Pictures do not belong in the copy, so please give every entry below again exactly.

--- START Input records ---

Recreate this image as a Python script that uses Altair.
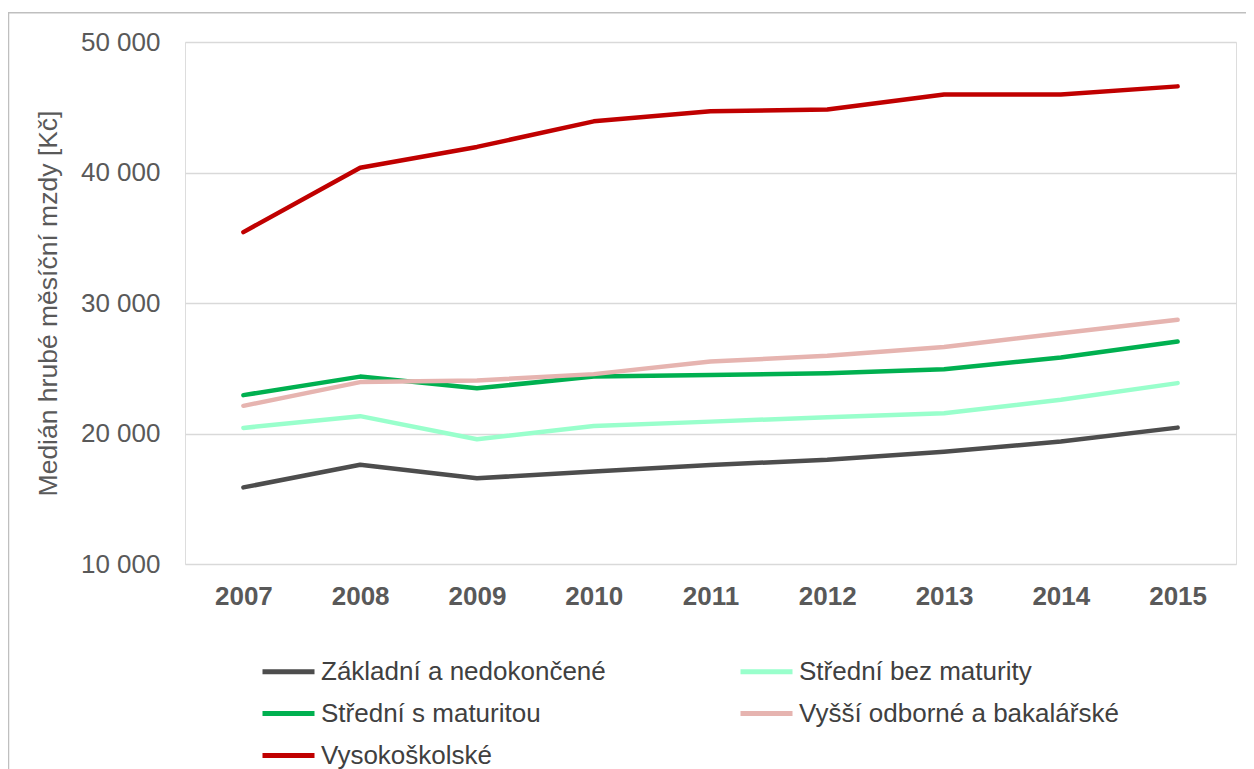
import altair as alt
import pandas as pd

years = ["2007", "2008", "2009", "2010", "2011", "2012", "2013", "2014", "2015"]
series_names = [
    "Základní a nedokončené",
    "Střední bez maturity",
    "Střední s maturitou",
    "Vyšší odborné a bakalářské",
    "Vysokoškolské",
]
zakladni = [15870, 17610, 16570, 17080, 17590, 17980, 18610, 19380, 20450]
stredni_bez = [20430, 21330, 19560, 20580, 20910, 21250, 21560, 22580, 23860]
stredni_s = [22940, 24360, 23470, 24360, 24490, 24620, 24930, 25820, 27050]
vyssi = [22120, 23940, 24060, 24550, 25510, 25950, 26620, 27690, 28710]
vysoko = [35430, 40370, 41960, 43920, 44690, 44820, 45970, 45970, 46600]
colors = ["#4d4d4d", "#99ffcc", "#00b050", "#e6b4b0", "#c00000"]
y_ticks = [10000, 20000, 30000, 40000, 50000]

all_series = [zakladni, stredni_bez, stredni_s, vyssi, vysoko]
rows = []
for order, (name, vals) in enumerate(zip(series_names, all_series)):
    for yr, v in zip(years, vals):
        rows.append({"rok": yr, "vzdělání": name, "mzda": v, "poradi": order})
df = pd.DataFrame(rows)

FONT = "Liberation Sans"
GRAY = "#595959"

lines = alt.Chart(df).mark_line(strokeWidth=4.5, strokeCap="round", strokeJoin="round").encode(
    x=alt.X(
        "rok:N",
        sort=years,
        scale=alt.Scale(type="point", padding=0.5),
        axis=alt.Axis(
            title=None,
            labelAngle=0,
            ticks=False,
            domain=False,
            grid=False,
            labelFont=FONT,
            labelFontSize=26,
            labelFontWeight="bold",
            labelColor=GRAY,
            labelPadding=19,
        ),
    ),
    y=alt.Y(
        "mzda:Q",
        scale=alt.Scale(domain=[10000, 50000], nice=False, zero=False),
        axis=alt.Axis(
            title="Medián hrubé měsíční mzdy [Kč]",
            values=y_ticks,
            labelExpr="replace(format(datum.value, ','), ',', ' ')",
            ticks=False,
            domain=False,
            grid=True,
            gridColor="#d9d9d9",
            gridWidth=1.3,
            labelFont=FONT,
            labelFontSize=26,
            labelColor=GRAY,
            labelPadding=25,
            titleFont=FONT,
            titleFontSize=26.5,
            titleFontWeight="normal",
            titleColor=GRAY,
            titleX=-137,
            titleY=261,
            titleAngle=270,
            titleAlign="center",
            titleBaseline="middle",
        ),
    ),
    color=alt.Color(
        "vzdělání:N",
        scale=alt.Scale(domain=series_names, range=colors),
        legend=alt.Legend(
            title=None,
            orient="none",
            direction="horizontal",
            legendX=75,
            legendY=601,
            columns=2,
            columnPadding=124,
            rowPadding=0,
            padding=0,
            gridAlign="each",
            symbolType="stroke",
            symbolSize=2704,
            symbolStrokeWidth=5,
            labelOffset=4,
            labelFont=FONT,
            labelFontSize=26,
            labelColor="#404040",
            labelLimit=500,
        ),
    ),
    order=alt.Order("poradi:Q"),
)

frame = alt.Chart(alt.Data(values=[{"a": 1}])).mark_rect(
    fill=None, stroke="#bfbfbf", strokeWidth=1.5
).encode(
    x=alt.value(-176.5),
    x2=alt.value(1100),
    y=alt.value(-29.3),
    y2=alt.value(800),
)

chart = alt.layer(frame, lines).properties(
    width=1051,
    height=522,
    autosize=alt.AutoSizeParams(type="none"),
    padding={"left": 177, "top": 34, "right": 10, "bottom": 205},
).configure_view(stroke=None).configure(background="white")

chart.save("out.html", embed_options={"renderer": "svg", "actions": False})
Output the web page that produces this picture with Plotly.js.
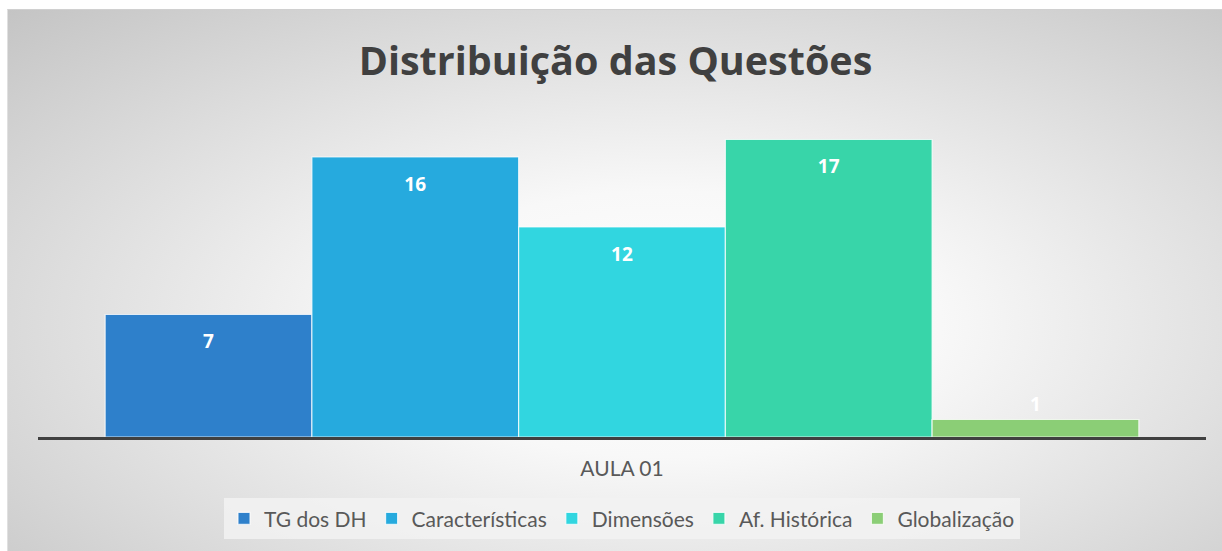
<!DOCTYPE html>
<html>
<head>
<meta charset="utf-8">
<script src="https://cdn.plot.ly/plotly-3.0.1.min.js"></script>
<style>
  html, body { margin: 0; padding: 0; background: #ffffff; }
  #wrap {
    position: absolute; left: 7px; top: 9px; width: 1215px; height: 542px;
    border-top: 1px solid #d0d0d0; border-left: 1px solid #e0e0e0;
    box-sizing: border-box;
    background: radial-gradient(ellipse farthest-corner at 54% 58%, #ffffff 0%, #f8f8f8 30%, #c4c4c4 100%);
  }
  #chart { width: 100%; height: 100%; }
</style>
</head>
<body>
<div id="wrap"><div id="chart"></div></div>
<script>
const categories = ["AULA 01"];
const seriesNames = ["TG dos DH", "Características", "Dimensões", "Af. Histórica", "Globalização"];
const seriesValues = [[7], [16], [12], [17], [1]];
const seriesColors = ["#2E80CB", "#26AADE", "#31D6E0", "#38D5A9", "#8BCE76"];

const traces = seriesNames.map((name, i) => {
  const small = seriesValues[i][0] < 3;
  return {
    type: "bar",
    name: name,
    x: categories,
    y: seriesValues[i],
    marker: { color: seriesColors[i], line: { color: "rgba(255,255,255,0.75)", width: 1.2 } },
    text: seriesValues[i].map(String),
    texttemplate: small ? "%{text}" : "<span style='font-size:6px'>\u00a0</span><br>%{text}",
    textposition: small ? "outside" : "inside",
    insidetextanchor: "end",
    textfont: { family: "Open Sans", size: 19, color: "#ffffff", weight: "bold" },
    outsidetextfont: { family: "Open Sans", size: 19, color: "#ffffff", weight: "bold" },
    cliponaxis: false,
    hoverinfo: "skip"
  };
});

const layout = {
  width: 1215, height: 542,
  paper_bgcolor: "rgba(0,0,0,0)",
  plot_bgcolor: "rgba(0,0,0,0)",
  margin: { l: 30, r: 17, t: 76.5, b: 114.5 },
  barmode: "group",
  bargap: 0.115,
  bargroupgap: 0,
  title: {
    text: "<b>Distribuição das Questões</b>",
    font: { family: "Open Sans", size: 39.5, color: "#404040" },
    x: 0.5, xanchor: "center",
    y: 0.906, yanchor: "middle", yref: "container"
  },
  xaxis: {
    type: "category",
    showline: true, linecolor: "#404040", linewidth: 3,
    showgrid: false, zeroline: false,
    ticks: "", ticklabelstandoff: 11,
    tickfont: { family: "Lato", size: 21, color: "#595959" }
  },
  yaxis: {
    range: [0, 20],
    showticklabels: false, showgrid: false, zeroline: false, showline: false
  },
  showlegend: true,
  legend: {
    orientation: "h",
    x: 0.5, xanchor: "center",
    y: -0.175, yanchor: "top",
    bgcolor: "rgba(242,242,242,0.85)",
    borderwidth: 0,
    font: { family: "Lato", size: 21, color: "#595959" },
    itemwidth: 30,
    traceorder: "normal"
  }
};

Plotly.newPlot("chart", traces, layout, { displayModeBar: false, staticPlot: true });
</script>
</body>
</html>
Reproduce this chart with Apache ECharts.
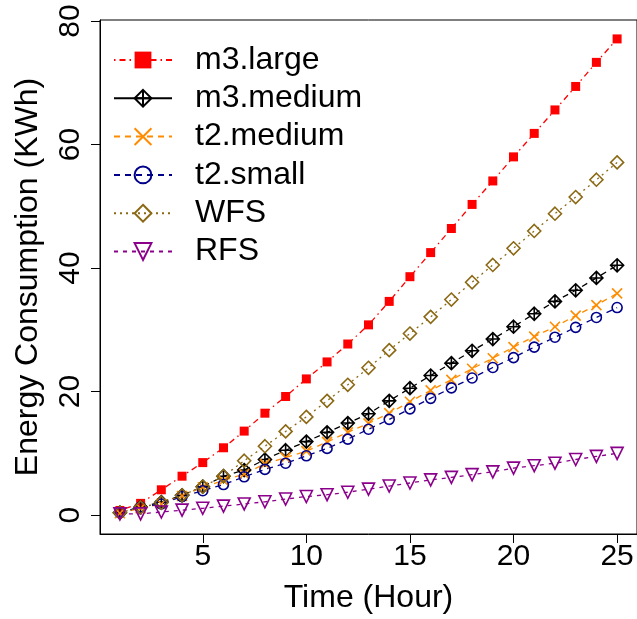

--- END Input records ---

Full output:
Recreate this image as a Python script that uses Altair.
import altair as alt
import pandas as pd

years = ["2007", "2008", "2009", "2010", "2011", "2012", "2013", "2014", "2015"]
series_names = [
    "Základní a nedokončené",
    "Střední bez maturity",
    "Střední s maturitou",
    "Vyšší odborné a bakalářské",
    "Vysokoškolské",
]
zakladni = [15870, 17610, 16570, 17080, 17590, 17980, 18610, 19380, 20450]
stredni_bez = [20430, 21330, 19560, 20580, 20910, 21250, 21560, 22580, 23860]
stredni_s = [22940, 24360, 23470, 24360, 24490, 24620, 24930, 25820, 27050]
vyssi = [22120, 23940, 24060, 24550, 25510, 25950, 26620, 27690, 28710]
vysoko = [35430, 40370, 41960, 43920, 44690, 44820, 45970, 45970, 46600]
colors = ["#4d4d4d", "#99ffcc", "#00b050", "#e6b4b0", "#c00000"]
y_ticks = [10000, 20000, 30000, 40000, 50000]

all_series = [zakladni, stredni_bez, stredni_s, vyssi, vysoko]
rows = []
for order, (name, vals) in enumerate(zip(series_names, all_series)):
    for yr, v in zip(years, vals):
        rows.append({"rok": yr, "vzdělání": name, "mzda": v, "poradi": order})
df = pd.DataFrame(rows)

FONT = "Liberation Sans"
GRAY = "#595959"

lines = alt.Chart(df).mark_line(strokeWidth=4.5, strokeCap="round", strokeJoin="round").encode(
    x=alt.X(
        "rok:N",
        sort=years,
        scale=alt.Scale(type="point", padding=0.5),
        axis=alt.Axis(
            title=None,
            labelAngle=0,
            ticks=False,
            domain=False,
            grid=False,
            labelFont=FONT,
            labelFontSize=26,
            labelFontWeight="bold",
            labelColor=GRAY,
            labelPadding=19,
        ),
    ),
    y=alt.Y(
        "mzda:Q",
        scale=alt.Scale(domain=[10000, 50000], nice=False, zero=False),
        axis=alt.Axis(
            title="Medián hrubé měsíční mzdy [Kč]",
            values=y_ticks,
            labelExpr="replace(format(datum.value, ','), ',', ' ')",
            ticks=False,
            domain=False,
            grid=True,
            gridColor="#d9d9d9",
            gridWidth=1.3,
            labelFont=FONT,
            labelFontSize=26,
            labelColor=GRAY,
            labelPadding=25,
            titleFont=FONT,
            titleFontSize=26.5,
            titleFontWeight="normal",
            titleColor=GRAY,
            titleX=-137,
            titleY=261,
            titleAngle=270,
            titleAlign="center",
            titleBaseline="middle",
        ),
    ),
    color=alt.Color(
        "vzdělání:N",
        scale=alt.Scale(domain=series_names, range=colors),
        legend=alt.Legend(
            title=None,
            orient="none",
            direction="horizontal",
            legendX=75,
            legendY=601,
            columns=2,
            columnPadding=124,
            rowPadding=0,
            padding=0,
            gridAlign="each",
            symbolType="stroke",
            symbolSize=2704,
            symbolStrokeWidth=5,
            labelOffset=4,
            labelFont=FONT,
            labelFontSize=26,
            labelColor="#404040",
            labelLimit=500,
        ),
    ),
    order=alt.Order("poradi:Q"),
)

frame = alt.Chart(alt.Data(values=[{"a": 1}])).mark_rect(
    fill=None, stroke="#bfbfbf", strokeWidth=1.5
).encode(
    x=alt.value(-176.5),
    x2=alt.value(1100),
    y=alt.value(-29.3),
    y2=alt.value(800),
)

chart = alt.layer(frame, lines).properties(
    width=1051,
    height=522,
    autosize=alt.AutoSizeParams(type="none"),
    padding={"left": 177, "top": 34, "right": 10, "bottom": 205},
).configure_view(stroke=None).configure(background="white")

chart.save("out.html", embed_options={"renderer": "svg", "actions": False})
Output the web page that produces this picture with Plotly.js.
<!DOCTYPE html>
<html>
<head>
<meta charset="utf-8">
<script src="https://cdn.plot.ly/plotly-3.0.1.min.js"></script>
<style>
  html, body { margin: 0; padding: 0; background: #ffffff; }
  #wrap {
    position: absolute; left: 7px; top: 9px; width: 1215px; height: 542px;
    border-top: 1px solid #d0d0d0; border-left: 1px solid #e0e0e0;
    box-sizing: border-box;
    background: radial-gradient(ellipse farthest-corner at 54% 58%, #ffffff 0%, #f8f8f8 30%, #c4c4c4 100%);
  }
  #chart { width: 100%; height: 100%; }
</style>
</head>
<body>
<div id="wrap"><div id="chart"></div></div>
<script>
const categories = ["AULA 01"];
const seriesNames = ["TG dos DH", "Características", "Dimensões", "Af. Histórica", "Globalização"];
const seriesValues = [[7], [16], [12], [17], [1]];
const seriesColors = ["#2E80CB", "#26AADE", "#31D6E0", "#38D5A9", "#8BCE76"];

const traces = seriesNames.map((name, i) => {
  const small = seriesValues[i][0] < 3;
  return {
    type: "bar",
    name: name,
    x: categories,
    y: seriesValues[i],
    marker: { color: seriesColors[i], line: { color: "rgba(255,255,255,0.75)", width: 1.2 } },
    text: seriesValues[i].map(String),
    texttemplate: small ? "%{text}" : "<span style='font-size:6px'>\u00a0</span><br>%{text}",
    textposition: small ? "outside" : "inside",
    insidetextanchor: "end",
    textfont: { family: "Open Sans", size: 19, color: "#ffffff", weight: "bold" },
    outsidetextfont: { family: "Open Sans", size: 19, color: "#ffffff", weight: "bold" },
    cliponaxis: false,
    hoverinfo: "skip"
  };
});

const layout = {
  width: 1215, height: 542,
  paper_bgcolor: "rgba(0,0,0,0)",
  plot_bgcolor: "rgba(0,0,0,0)",
  margin: { l: 30, r: 17, t: 76.5, b: 114.5 },
  barmode: "group",
  bargap: 0.115,
  bargroupgap: 0,
  title: {
    text: "<b>Distribuição das Questões</b>",
    font: { family: "Open Sans", size: 39.5, color: "#404040" },
    x: 0.5, xanchor: "center",
    y: 0.906, yanchor: "middle", yref: "container"
  },
  xaxis: {
    type: "category",
    showline: true, linecolor: "#404040", linewidth: 3,
    showgrid: false, zeroline: false,
    ticks: "", ticklabelstandoff: 11,
    tickfont: { family: "Lato", size: 21, color: "#595959" }
  },
  yaxis: {
    range: [0, 20],
    showticklabels: false, showgrid: false, zeroline: false, showline: false
  },
  showlegend: true,
  legend: {
    orientation: "h",
    x: 0.5, xanchor: "center",
    y: -0.175, yanchor: "top",
    bgcolor: "rgba(242,242,242,0.85)",
    borderwidth: 0,
    font: { family: "Lato", size: 21, color: "#595959" },
    itemwidth: 30,
    traceorder: "normal"
  }
};

Plotly.newPlot("chart", traces, layout, { displayModeBar: false, staticPlot: true });
</script>
</body>
</html>
Reproduce this chart with Apache ECharts.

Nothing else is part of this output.